The Magnaflow catback 2.5'' exhaust system came in today. To my Surprise it prebent the exact same as existing exhaust. It should be an easy installed just have to cut the flange and collectors and go from there. The existing exhaust is 2'' tubing all the way through that was squeeze down in the area under the floor pans down to 1.5''. I have no Ideal why was it done that way on the stock motor. I had this car for 10 years now and just getting around to changing the exhaust. I should gain back a few ponies on this install.
I've only had my car for a few months but mine also has some mickey mouse exhaust shop system on it that's 2 inch squash bend so the bends are closer to 1.5. It's really a hacked together system and I'm swapping in a 2.5 in mandrel bent Summit system and a set of 1-3/4 headers.

2.5 inch is more than enough flow for up to about 500HP naturally aspirated and going 3 inch will gain nothing but weight and could lose torque which is something these big heavy cars need. If you don't have headers I'd seriosly recommend you swap them on. Installing them on the small block is a piece of cake in a Monte as there is a ton of room.

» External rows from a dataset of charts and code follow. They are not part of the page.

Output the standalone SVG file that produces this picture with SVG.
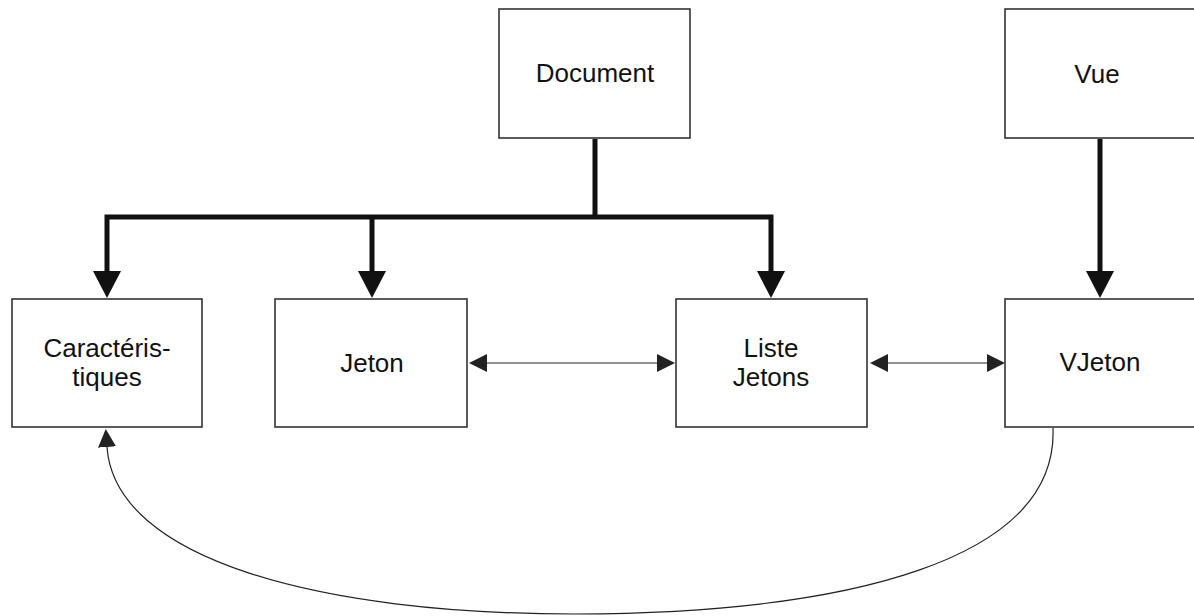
<svg xmlns="http://www.w3.org/2000/svg" width="1194" height="616" viewBox="0 0 1194 616">
<style>
.box{fill:#fff;stroke:#333;stroke-width:1.6}
.lbl{font-family:"Liberation Sans",Arial,sans-serif;font-size:26px;fill:#111;text-anchor:middle}
.thick{fill:none;stroke:#111;stroke-width:5}
.thin{fill:none;stroke:#222;stroke-width:1.2}
</style>
<defs>
<marker id="big" markerUnits="userSpaceOnUse" viewBox="0 -14 27 28" refX="0" refY="0" markerWidth="27" markerHeight="28" orient="auto">
<path d="M0,-14 L27,0 L0,14 Z" fill="#111"/>
</marker>
<marker id="small" markerUnits="userSpaceOnUse" viewBox="0 -9 18 18" refX="0" refY="0" markerWidth="18" markerHeight="18" orient="auto-start-reverse">
<path d="M0,-9 L18,0 L0,9 Z" fill="#222"/>
</marker>
</defs>
<g id="connectors">
<path class="thick" d="M595,139 V217"/>
<path class="thick" d="M595,217 H107 V271" marker-end="url(#big)"/>
<path class="thick" d="M372,217 V271" marker-end="url(#big)"/>
<path class="thick" d="M595,217 H771 V271" marker-end="url(#big)"/>
<path class="thick" d="M1100,139 V271" marker-end="url(#big)"/>
<path class="thin" d="M487,363 H657" marker-start="url(#small)" marker-end="url(#small)"/>
<path class="thin" d="M888,363 H987" marker-start="url(#small)" marker-end="url(#small)"/>
<path class="thin" d="M1053,428 C1058,560 850,613 575,614 C320,614 115,560 107,447" marker-end="url(#small)"/>
</g>
<g id="document"><rect class="box" x="499" y="9" width="191" height="129"/><text class="lbl" x="595" y="82">Document</text></g>
<g id="vue"><rect class="box" x="1005" y="9" width="192" height="129"/><text class="lbl" x="1097" y="83">Vue</text></g>
<g id="caracteristiques"><rect class="box" x="12" y="299" width="190" height="128"/><text class="lbl" x="107" y="357">Caractéris-</text><text class="lbl" x="107" y="386">tiques</text></g>
<g id="jeton"><rect class="box" x="275" y="299" width="192" height="128"/><text class="lbl" x="372" y="372">Jeton</text></g>
<g id="listejetons"><rect class="box" x="676" y="299" width="191" height="128"/><text class="lbl" x="771" y="357">Liste</text><text class="lbl" x="771" y="386">Jetons</text></g>
<g id="vjeton"><rect class="box" x="1005" y="299" width="192" height="128"/><text class="lbl" x="1100" y="371">VJeton</text></g>
</svg>
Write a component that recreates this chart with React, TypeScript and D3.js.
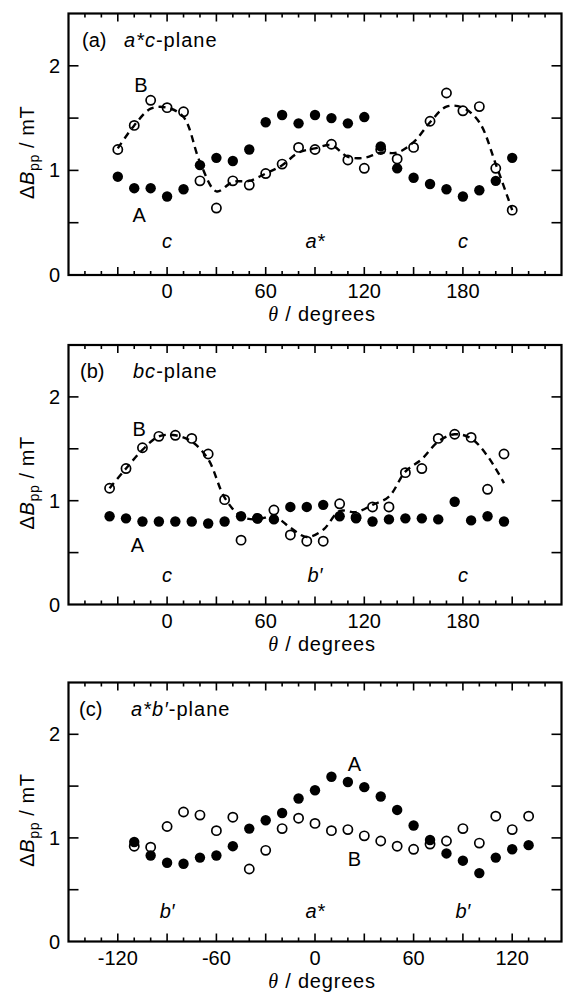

Getting back to the carb tuning. I think you're going to find a problem somewhere else in the setup. Maybe a filter is clogged or something inside the carb is wrong. 14 psi is unheard of on a carbed motor. Most cars run 4 the 6 psi and really hot strip cars run 6 to 8 typically. 14 is drowning the motor. Does the car blow black smoke out the pipes? I would suggest you not even attempt to drive it until this problem is fixed. You could wash nown the cylinder walls which would require a rebuild. Also might want to change the oil.